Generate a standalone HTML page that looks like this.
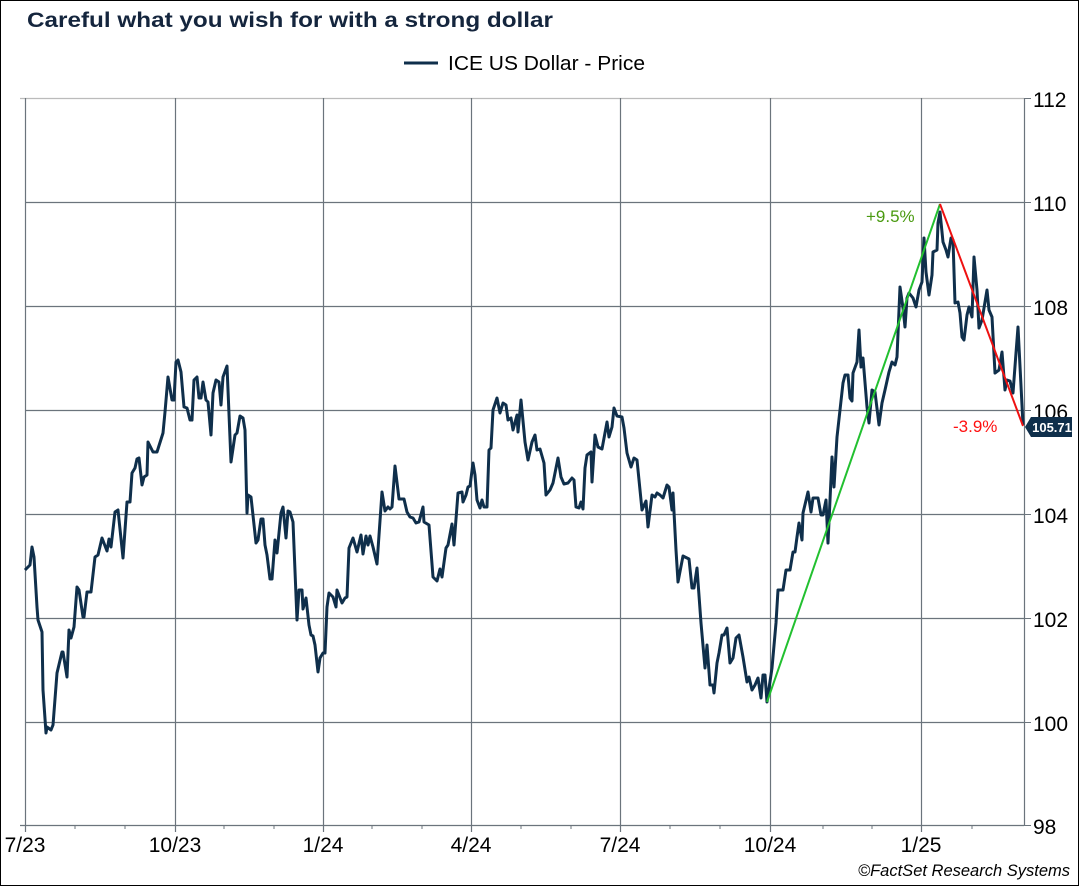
<!DOCTYPE html>
<html><head><meta charset="utf-8"><style>
html,body{margin:0;padding:0;background:#fff;}
svg{display:block;font-family:"Liberation Sans",Arial,sans-serif;}
</style></head><body>
<svg width="1079" height="886" viewBox="0 0 1079 886" xmlns="http://www.w3.org/2000/svg">
<rect x="0.5" y="0.5" width="1078" height="885" fill="#fff" stroke="#000" stroke-width="1"/>
<text x="27" y="27" font-size="21" font-weight="bold" fill="#14253d" textLength="526" lengthAdjust="spacingAndGlyphs">Careful what you wish for with a strong dollar</text>
<line x1="404" y1="63" x2="438" y2="63" stroke="#0f2f4b" stroke-width="3"/>
<text x="448" y="70" font-size="20" fill="#000" textLength="197" lengthAdjust="spacingAndGlyphs">ICE US Dollar - Price</text>
<g stroke="#6b747c" stroke-width="1.2" fill="none">
<line x1="20" y1="98.5" x2="1024" y2="98.5" stroke="#bbb"/>
<line x1="25" y1="202.5" x2="1024" y2="202.5"/>
<line x1="25" y1="306.5" x2="1024" y2="306.5"/>
<line x1="25" y1="410.5" x2="1024" y2="410.5"/>
<line x1="25" y1="514.5" x2="1024" y2="514.5"/>
<line x1="25" y1="618.5" x2="1024" y2="618.5"/>
<line x1="25" y1="722.5" x2="1024" y2="722.5"/>
<line x1="20" y1="825.5" x2="1024" y2="825.5"/>
<line x1="25.5" y1="98" x2="25.5" y2="832"/>
<line x1="175.5" y1="98" x2="175.5" y2="832"/>
<line x1="323.5" y1="98" x2="323.5" y2="832"/>
<line x1="471.5" y1="98" x2="471.5" y2="832"/>
<line x1="620.5" y1="98" x2="620.5" y2="832"/>
<line x1="770.5" y1="98" x2="770.5" y2="832"/>
<line x1="921.5" y1="98" x2="921.5" y2="832"/>
<line x1="1024.5" y1="98" x2="1024.5" y2="825"/>
</g>
<g stroke="#6b747c" stroke-width="1">
<line x1="1024" y1="98.5" x2="1031" y2="98.5"/><line x1="1024" y1="202.5" x2="1031" y2="202.5"/>
<line x1="1024" y1="306.5" x2="1031" y2="306.5"/><line x1="1024" y1="410.5" x2="1031" y2="410.5"/>
<line x1="1024" y1="514.5" x2="1031" y2="514.5"/><line x1="1024" y1="618.5" x2="1031" y2="618.5"/>
<line x1="1024" y1="722.5" x2="1031" y2="722.5"/><line x1="1024" y1="825.5" x2="1031" y2="825.5"/>
<line x1="75" y1="825" x2="75" y2="829"/><line x1="125" y1="825" x2="125" y2="829"/>
<line x1="224" y1="825" x2="224" y2="829"/><line x1="274" y1="825" x2="274" y2="829"/>
<line x1="372" y1="825" x2="372" y2="829"/><line x1="422" y1="825" x2="422" y2="829"/>
<line x1="521" y1="825" x2="521" y2="829"/><line x1="571" y1="825" x2="571" y2="829"/>
<line x1="670" y1="825" x2="670" y2="829"/><line x1="720" y1="825" x2="720" y2="829"/>
<line x1="823" y1="825" x2="823" y2="829"/><line x1="872" y1="825" x2="872" y2="829"/>
<line x1="972" y1="825" x2="972" y2="829"/>
</g>
<g font-size="21" fill="#000">
<text x="1033" y="107">112</text><text x="1033" y="211">110</text><text x="1033" y="315">108</text>
<text x="1033" y="419">106</text><text x="1033" y="523">104</text><text x="1033" y="627">102</text>
<text x="1033" y="731">100</text><text x="1033" y="834">98</text>
</g>
<g font-size="21" fill="#000" text-anchor="middle">
<text x="25" y="852">7/23</text><text x="175" y="852">10/23</text><text x="323" y="852">1/24</text>
<text x="471" y="852">4/24</text><text x="620" y="852">7/24</text><text x="770" y="852">10/24</text>
<text x="921" y="852">1/25</text>
</g>
<text x="1070" y="876" font-size="16.5" font-style="italic" fill="#000" text-anchor="end">©FactSet Research Systems</text>
<polyline fill="none" stroke="#0f2f4b" stroke-width="3" stroke-linejoin="round" points="
25,570 30,565 32,547 34,557 37,607 38,620 42,632 43,690 46,733 47,727 51,730 53,725 57,673 62,652 63,652 67,677 69,630 71,638 74,627 77,587 79,590 83,617 84,617 87,592 91,592 95,557 98,555 102,538 107,551 109,539 111,547 115,512 118,510 123,558 127,502 130,502 132,473 135,468 137,459 139,458 142,485 144,477 147,475 148,442 153,452 157,452 163,433 165,412 168,377 172,400 174,400 176,362 178,360 181,372 184,407 187,408 190,420 192,420 194,380 197,377 199,398 201,398 203,382 206,400 208,402 211,435 213,393 216,380 219,382 221,405 223,377 227,366 231,462 235,435 237,433 240,416 243,418 245,430 247,513 248,495 251,497 256,543 258,540 261,519 263,519 265,545 267,555 270,579 272,579 275,540 277,553 281,513 283,507 286,538 288,511 290,512 293,522 297,620 299,590 302,590 303,609 306,598 309,625 311,635 313,636 315,645 318,672 320,658 323,653 325,653 327,607 329,593 333,597 336,607 337,590 342,603 345,598 347,597 349,548 353,538 357,552 361,535 363,554 366,536 368,545 370,536 373,547 377,564 382,492 385,511 388,507 390,509 392,507 395,466 399,499 404,499 407,512 410,517 413,518 416,523 419,522 423,507 424,522 429,525 433,577 437,581 440,569 442,577 446,548 448,545 452,524 454,545 458,493 462,492 463,502 466,495 468,487 470,486 473,463 475,475 477,500 480,508 482,500 484,507 487,507 489,450 491,448 493,410 497,398 500,413 503,403 506,405 508,420 511,418 513,430 517,415 518,432 521,400 525,442 528,460 532,442 535,435 537,450 540,449 544,463 546,495 550,490 553,483 558,458 561,477 564,484 568,483 572,478 574,480 576,507 579,508 581,502 583,509 585,468 587,455 591,452 592,482 595,435 598,447 602,449 607,422 609,437 612,427 614,408 617,416 622,417 624,428 627,453 631,467 634,458 637,460 642,510 646,501 648,527 652,495 655,497 657,493 660,495 663,498 667,485 669,487 672,510 673,493 676,550 678,582 683,556 689,559 692,588 694,588 697,568 701,623 705,668 707,645 710,685 713,685 714,693 717,663 719,653 722,635 724,635 727,628 730,663 733,658 736,638 739,635 743,657 747,682 749,677 752,690 755,685 758,678 761,698 763,675 765,675 767,702 772,668 776,623 778,590 783,590 786,570 790,570 793,552 795,552 797,537 799,523 802,540 803,513 808,492 811,512 813,498 818,498 821,515 823,515 826,500 828,543 832,457 834,487 837,437 840,410 843,383 845,375 848,375 850,398 852,401 853,373 857,362 859,330 861,367 863,358 867,407 869,423 872,390 875,392 879,425 882,403 885,390 889,372 892,362 895,365 897,357 900,287 903,308 905,327 907,298 909,293 913,298 916,307 919,290 922,282 924,238 926,272 929,295 932,275 933,252 937,250 938,223 940,212 943,242 946,250 948,257 951,238 953,240 955,303 958,302 960,313 962,337 964,340 967,315 969,307 972,317 974,257 977,290 979,328 982,320 984,308 987,290 989,310 992,317 995,373 999,370 1002,352 1005,390 1007,380 1010,381 1013,393 1016,353 1018,327 1023,425"/>
<line x1="767" y1="702" x2="940" y2="204" stroke="#22c030" stroke-width="2"/>
<line x1="940" y1="204" x2="1023" y2="426" stroke="#ee1111" stroke-width="2"/>
<text x="866" y="222" font-size="17" fill="#4a9a10">+9.5%</text>
<text x="953" y="432" font-size="17" fill="#ff1010">-3.9%</text>
<path d="M1025,427 L1031,417 L1072,417 L1072,437 L1031,437 Z" fill="#0f2f4b"/>
<text x="1052" y="432" font-size="13" font-weight="bold" fill="#fff" text-anchor="middle">105.71</text>
</svg>
</body></html>
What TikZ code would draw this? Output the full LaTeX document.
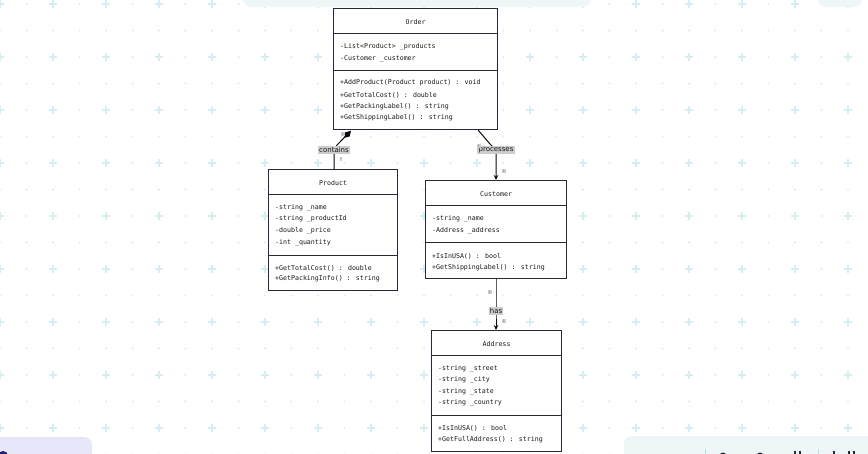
\documentclass[tikz,border=0pt]{standalone}
\usepackage{fontspec}
\newfontfamily\umlfont{DejaVu Sans Mono}
\newfontfamily\lblfont{DejaVu Sans}
\usetikzlibrary{arrows.meta,calc}

\definecolor{gridc}{RGB}{214,237,241}
\definecolor{panelc}{RGB}{238,246,248}
\definecolor{panelv}{RGB}{230,230,248}
\definecolor{boxc}{RGB}{40,40,60}
\definecolor{linec}{RGB}{10,10,10}
\definecolor{txtc}{RGB}{25,25,25}
\definecolor{lblbg}{RGB}{204,204,204}
\definecolor{sepc}{RGB}{184,220,228}

\tikzset{
  classbox/.style={draw=boxc, line width=1.2pt, fill=white, anchor=north west,
    inner sep=0pt, rectangle},
  member/.style={anchor=west, inner sep=0pt, text=txtc,
    font=\umlfont\fontsize{6.6}{7}\selectfont},
  ctitle/.style={anchor=center, inner sep=0pt, text=txtc,
    font=\umlfont\fontsize{6.6}{7}\selectfont},
  divider/.style={draw=boxc, line width=0.9pt},
  rel/.style={draw=linec, line width=1pt},
  rellbl/.style={fill=lblbg, inner sep=1.3pt, text=txtc,
    font=\lblfont\fontsize{7}{8}\selectfont},
  mult/.style={fill=lblbg, inner sep=0.6pt, text=gray,
    font=\lblfont\fontsize{3.2}{3.2}\selectfont},
}

\newcommand\classdivider[2]{%
  \draw[divider] ($(#1.north west)+(0,#2)$) -- ($(#1.north east)+(0,#2)$);}
\newcommand\classtitle[3]{%
  \node[ctitle] (#1-title) at ($(#1.north)+(0,#2)$) {#3};}
\newcommand\classmember[4]{%
  \node[member] (#1-#2) at ($(#1.north west)+(7,#3)$) {#4};}

\begin{document}
\begin{tikzpicture}[x=1pt,y=-1pt]
\useasboundingbox (0,0) rectangle (868,453);
\fill[white] (0,0) rectangle (868,453);

% dotted background grid with crosses
\foreach \i in {0,...,33}
  \foreach \j in {0,...,17}
    \fill[gridc] (\i*26.5, 4+\j*26.5) circle (1.1pt);
\foreach \i in {0,...,16}
  \foreach \j in {0,...,8}
  {
    \draw[gridc, line width=1.3pt] (\i*53-3.6, 4+\j*53) -- (\i*53+3.6, 4+\j*53);
    \draw[gridc, line width=1.3pt] (\i*53, 0.4+\j*53) -- (\i*53, 7.6+\j*53);
  }

% toolbar panels at the edges
\fill[panelc, rounded corners=8pt] (243,-12) rectangle (591,7);
\fill[panelc, rounded corners=8pt] (818,-12) rectangle (862,7);
\fill[panelv, rounded corners=8pt] (-12,437) rectangle (92,465);
\fill[boxc!70!blue] (3,456) circle (5pt);
\fill[panelc, rounded corners=8pt] (624,436) rectangle (880,465);
\draw[sepc, line width=1pt] (705,449) -- (705,454);
\draw[sepc, line width=1pt] (818,449) -- (818,454);
\fill[boxc] (723,456) circle (3.5pt);
\fill[boxc] (760,456) circle (3.5pt);
\fill[boxc] (794,451) rectangle (796,454);
\fill[boxc] (799,451) rectangle (801,454);
\fill[boxc] (833,451) rectangle (835,454);
\fill[boxc] (848,451) rectangle (850,454);
\fill[boxc] (853,451) rectangle (855,454);

% ---------- Order ----------
\node[classbox, minimum width=164pt, minimum height=121pt] (order) at (333,8) {};
\classtitle{order}{14}{Order}
\classdivider{order}{25}
\classmember{order}{a1}{39}{-List<Product> \_products}
\classmember{order}{a2}{51}{-Customer \_customer}
\classdivider{order}{62}
\classmember{order}{m1}{75}{+AddProduct(Product product) : void}
\classmember{order}{m2}{87}{+GetTotalCost() : double}
\classmember{order}{m3}{99}{+GetPackingLabel() : string}
\classmember{order}{m4}{110}{+GetShippingLabel() : string}

% ---------- Product ----------
\node[classbox, minimum width=129pt, minimum height=121pt] (product) at (268,169) {};
\classtitle{product}{14}{Product}
\classdivider{product}{25}
\classmember{product}{a1}{39}{-string \_name}
\classmember{product}{a2}{50}{-string \_productId}
\classmember{product}{a3}{62}{-double \_price}
\classmember{product}{a4}{74}{-int \_quantity}
\classdivider{product}{86}
\classmember{product}{m1}{99}{+GetTotalCost() : double}
\classmember{product}{m2}{110}{+GetPackingInfo() : string}

% ---------- Customer ----------
\node[classbox, minimum width=141pt, minimum height=98pt] (customer) at (425,180) {};
\classtitle{customer}{14}{Customer}
\classdivider{customer}{25}
\classmember{customer}{a1}{39}{-string \_name}
\classmember{customer}{a2}{51}{-Address \_address}
\classdivider{customer}{62}
\classmember{customer}{m1}{76}{+IsInUSA() : bool}
\classmember{customer}{m2}{88}{+GetShippingLabel() : string}

% ---------- Address ----------
\node[classbox, minimum width=130pt, minimum height=121pt] (address) at (431,330) {};
\classtitle{address}{14}{Address}
\classdivider{address}{25}
\classmember{address}{a1}{39}{-string \_street}
\classmember{address}{a2}{50}{-string \_city}
\classmember{address}{a3}{62}{-string \_state}
\classmember{address}{a4}{73}{-string \_country}
\classdivider{address}{85}
\classmember{address}{m1}{98}{+IsInUSA() : bool}
\classmember{address}{m2}{110}{+GetFullAddress() : string}

% ---------- relations ----------
\coordinate (lcpos) at (334,150);
\coordinate (lppos) at (496,150);
\coordinate (lhpos) at (496,311);
\coordinate (ocomp) at ($(order.south west)+(18,0.6)$);
\coordinate (oproc) at ($(order.south east)+(-20,0)$);

% Order *-- Product : contains
\draw[rel, {Diamond[length=10pt,width=6pt]}-]
  (ocomp) -- ($(lcpos)+(3,-5)$) -- (lcpos) -- (lcpos |- product.north);
\node[rellbl] (lc) at (lcpos) {contains};
\node[mult] (lc-m1) at (343,134) {1};
\node[mult] (lc-m2) at (341,159) {*};

% Order --> Customer : processes
\draw[rel, -{Stealth[length=5pt,width=4.5pt]}]
  (oproc) -- ($(lppos)+(-6,-6)$) -- (lppos) -- (lppos |- customer.north);
\node[rellbl] (lp) at (lppos) {processes};
\node[mult] (lp-m1) at (479,146) {1};
\node[mult] (lp-m2) at (504,171) {1};

% Customer --> Address : has
\draw[rel, -{Stealth[length=5pt,width=4.5pt]}]
  (lhpos |- customer.south) -- (lhpos) -- (lhpos |- address.north);
\node[rellbl] (lh) at (lhpos) {has};
\node[mult] (lh-m1) at (490,292) {1};
\node[mult] (lh-m2) at (504,321) {1};
\end{tikzpicture}
\end{document}
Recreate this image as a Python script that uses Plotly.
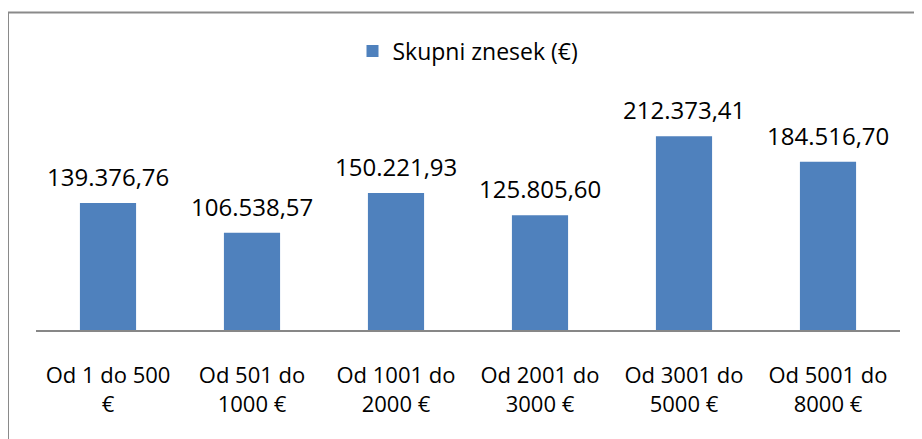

Exercise | Filter the listing for the word "this" and copy every line that holds it.

Solution to the exercise |
Generate a standalone HTML page that looks like this.
What TikZ code would draw this? Output the full LaTeX document.
Recreate this image as a Python script that uses Plotly.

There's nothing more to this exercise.